Angell also says that he has worked with tyro traders who wanted to know why there wasn't trading action all the time. They often pestered Angell with queries about why he was sometimes on the sidelines; waiting for the right opportunity. They wanted constant excitement. They ended up broke. He calls this overtrading syndrome, "another fatal error of the novice trader."
Angell writes: "The idea is to make the money and keep it, not give it all back because you were reckless. If you can make even a small amount of money each day, a difficult task, your account will grow." (page 199). Overtrading, he cautions, only helps the commissions of the broker. And relying on the latter often is another problem for traders trying to become successful.
Unusual People
Traders, at least those who are successful, are very unusual people, Angell notes. They must be their own worst critics and their own best friends.
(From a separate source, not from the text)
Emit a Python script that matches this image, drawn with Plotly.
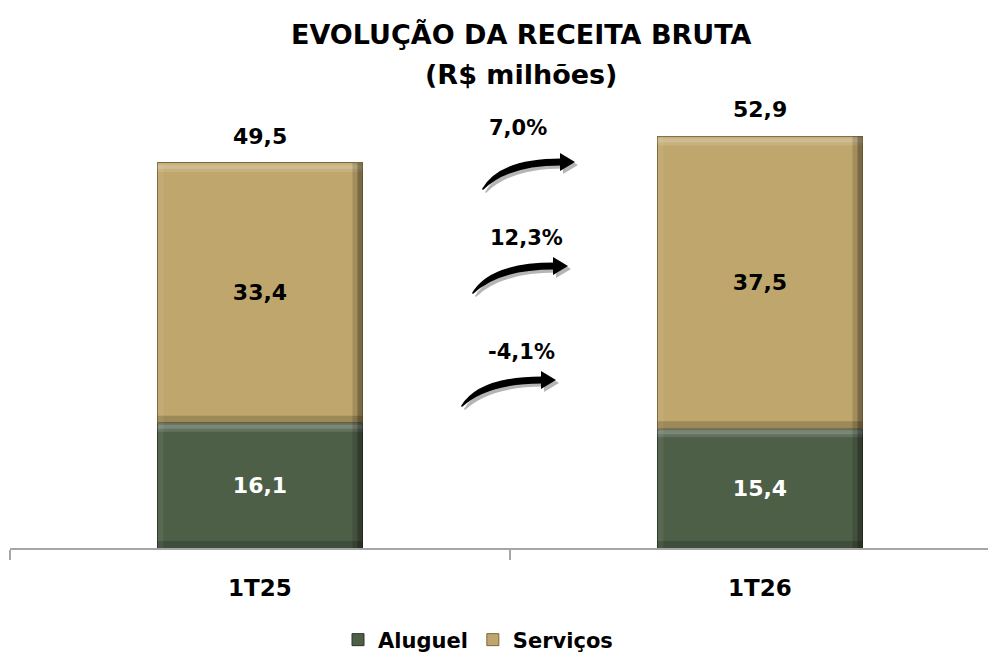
import plotly.graph_objects as go

# ---------------- data ----------------
categories = ["1T25", "1T26"]
aluguel = [16.1, 15.4]
servicos = [33.4, 37.5]
totals = [49.5, 52.9]
growth_labels = ["7,0%", "12,3%", "-4,1%"]   # total, serviços, aluguel
series_names = ["Aluguel", "Serviços"]

title_line1 = "EVOLUÇÃO DA RECEITA BRUTA"
title_line2 = "(R$ milhões)"

# ---------------- layout constants ----------------
OFF = 8                      # default page body margin
W, H = 996 - OFF, 656 - OFF
ML, MR, MT, MB = 2, 0, 92, 108
PW, PH = W - ML - MR, H - MT - MB
FONT = "DejaVu Sans"
GREEN = "#4E5F48"
TAN = "#BFA66C"
BAR_W = 0.41
x_pos = list(range(len(categories)))


def px(x):
    """page pixel x -> paper x"""
    return (x - OFF - ML) / PW


def py(y):
    """page pixel y -> paper y"""
    return (H - MB - (y - OFF)) / PH


fig = go.Figure()
fig.add_trace(go.Bar(
    x=x_pos, y=aluguel, name=series_names[0], width=BAR_W,
    marker=dict(color=GREEN, line=dict(color="#2C3628", width=1)),
    text=[f"{v:.1f}".replace(".", ",") for v in aluguel],
    textposition="inside", insidetextanchor="middle",
    textfont=dict(family=FONT, size=22, color="white", weight="bold"),
))
fig.add_trace(go.Bar(
    x=x_pos, y=servicos, name=series_names[1], width=BAR_W,
    marker=dict(color=TAN, line=dict(color="#7A6838", width=1)),
    text=[f"{v:.1f}".replace(".", ",") for v in servicos],
    textposition="inside", insidetextanchor="middle",
    textfont=dict(family=FONT, size=22, color="black", weight="bold"),
))

shapes = []
# bevel effect on each bar segment (computed from data)
for i, xc in enumerate(x_pos):
    segs = [(0, aluguel[i]), (aluguel[i], aluguel[i] + servicos[i])]
    for (b, t) in segs:
        xl, xr = xc - BAR_W / 2, xc + BAR_W / 2
        # top highlight
        shapes.append(dict(type="rect", xref="x", yref="y", ysizemode="pixel", yanchor=t,
                           x0=xl, x1=xr, y0=-9, y1=0, fillcolor="rgba(255,255,255,0.12)",
                           line=dict(width=0), layer="above"))
        shapes.append(dict(type="rect", xref="x", yref="y", ysizemode="pixel", yanchor=t,
                           x0=xl, x1=xr, y0=-6, y1=-2, fillcolor="rgba(255,255,255,0.15)",
                           line=dict(width=0), layer="above"))
        # right shade
        shapes.append(dict(type="rect", xref="x", yref="y", xsizemode="pixel", xanchor=xr,
                           x0=-10, x1=0, y0=b, y1=t, fillcolor="rgba(0,0,0,0.15)",
                           line=dict(width=0), layer="above"))
        shapes.append(dict(type="rect", xref="x", yref="y", xsizemode="pixel", xanchor=xr,
                           x0=-5, x1=0, y0=b, y1=t, fillcolor="rgba(0,0,0,0.25)",
                           line=dict(width=0), layer="above"))
        # bottom shade
        shapes.append(dict(type="rect", xref="x", yref="y", ysizemode="pixel", yanchor=b,
                           x0=xl, x1=xr, y0=0, y1=7, fillcolor="rgba(0,0,0,0.18)",
                           line=dict(width=0), layer="above"))
        # left light
        shapes.append(dict(type="rect", xref="x", yref="y", xsizemode="pixel", xanchor=xl,
                           x0=0, x1=6, y0=b, y1=t, fillcolor="rgba(255,255,255,0.06)",
                           line=dict(width=0), layer="above"))


def arrow(tail, base, tip):
    (x0, y0), (xb, yb), (xt, yt) = tail, base, tip
    w = xb - x0
    out = []
    for dx, dy, col in [(3, 3, "rgba(120,120,120,0.55)"), (0, 0, "black")]:
        def P(x, y):
            return f"{px(x + dx):.5f},{py(y + dy):.5f}"
        body = (f"M {P(x0, y0)} Q {P(x0 + 0.22 * w, yb - 3.5)} {P(xb, yb - 3.5)} "
                f"L {P(xb, yb + 3.5)} Q {P(x0 + 0.32 * w, yb + 3.5)} {P(x0 + 1, y0 + 1)} Z")
        head = f"M {P(xb - 1, yb - 9)} L {P(xt, yt)} L {P(xb - 1, yb + 9)} Z"
        for p in (body, head):
            out.append(dict(type="path", xref="paper", yref="paper", path=p,
                            fillcolor=col, line=dict(width=0), layer="above"))
    return out


arrow_geom = [((482, 189), (561, 162), (575, 162)),
              ((472, 293), (554, 266), (568, 266)),
              ((461, 406), (542, 380), (556, 380))]
label_pos = [(518, 128), (526, 238), (521, 352)]
for g in arrow_geom:
    shapes += arrow(*g)

annotations = []
for lab, (lx, ly) in zip(growth_labels, label_pos):
    annotations.append(dict(text=lab, xref="paper", yref="paper", x=px(lx), y=py(ly),
                            showarrow=False, xanchor="center", yanchor="middle",
                            font=dict(family=FONT, size=21, color="black", weight="bold")))

# totals above bars
for xc, t in zip(x_pos, totals):
    annotations.append(dict(text=f"{t:.1f}".replace(".", ","), x=xc, y=t, xref="x", yref="y",
                            showarrow=False, yanchor="bottom", yshift=12,
                            font=dict(family=FONT, size=22, color="black", weight="bold")))

# category labels
for xc, c in zip(x_pos, categories):
    annotations.append(dict(text=c, x=xc, y=py(588), xref="x", yref="paper",
                            showarrow=False, yanchor="middle",
                            font=dict(family=FONT, size=23, color="black", weight="bold")))

# title
annotations.append(dict(text=title_line1, xref="paper", yref="paper", x=px(521), y=py(35),
                        showarrow=False, xanchor="center", yanchor="middle",
                        font=dict(family=FONT, size=27, color="black", weight="bold")))
annotations.append(dict(text=title_line2, xref="paper", yref="paper", x=px(521), y=py(74),
                        showarrow=False, xanchor="center", yanchor="middle",
                        font=dict(family=FONT, size=27, color="black", weight="bold")))

x_range = [-0.5, -0.5 + PW / 500.0]
y_top = PH / 7.78

fig.update_layout(
    width=W, height=H,
    margin=dict(l=ML, r=MR, t=MT, b=MB, autoexpand=False),
    barmode="stack", plot_bgcolor="white", paper_bgcolor="white",
    showlegend=True,
    legend=dict(orientation="h", x=px(478), xanchor="center", y=py(640), yanchor="middle",
                font=dict(family=FONT, size=21, color="black", weight="bold"),
                itemwidth=30, traceorder="normal", tracegroupgap=0),
    xaxis=dict(range=x_range, tickvals=[-0.5, 0.5, 1.5], ticktext=["", "", ""],
               ticks="outside", ticklen=10, tickcolor="#A6A6A6", tickwidth=2,
               showline=True, linecolor="#A6A6A6", linewidth=2, showgrid=False,
               zeroline=False, fixedrange=True, automargin=False),
    yaxis=dict(range=[0, y_top], visible=False, showgrid=False, zeroline=False,
               automargin=False),
    shapes=shapes, annotations=annotations,
)

fig.write_html("out.html")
They must be stoical enough to accept losses and not become carried away by sudden success.
"The best traders," according to Angell, "can look at their mistakes with an element of detachment. They can take satisfaction in their judgment when they are right and they can forgive themselves when they are wrong." In other words, traders are in a select company of survivors, or, as Angell puts it, "I suspect that relatively few people are natural-born traders." (page 194).
Most of trading, Angell maintains, is psychological – probably 70 percent – and the rest is based on the trading approach or system one uses. "Put another way, it doesn't matter so much what approach you take as it does who you are," Angell writes (page 192).
Know thyself.
This is good advice for the student of philosophy or life. But it is even better advice for the professional trader trying to survive in the financial jungle called markets.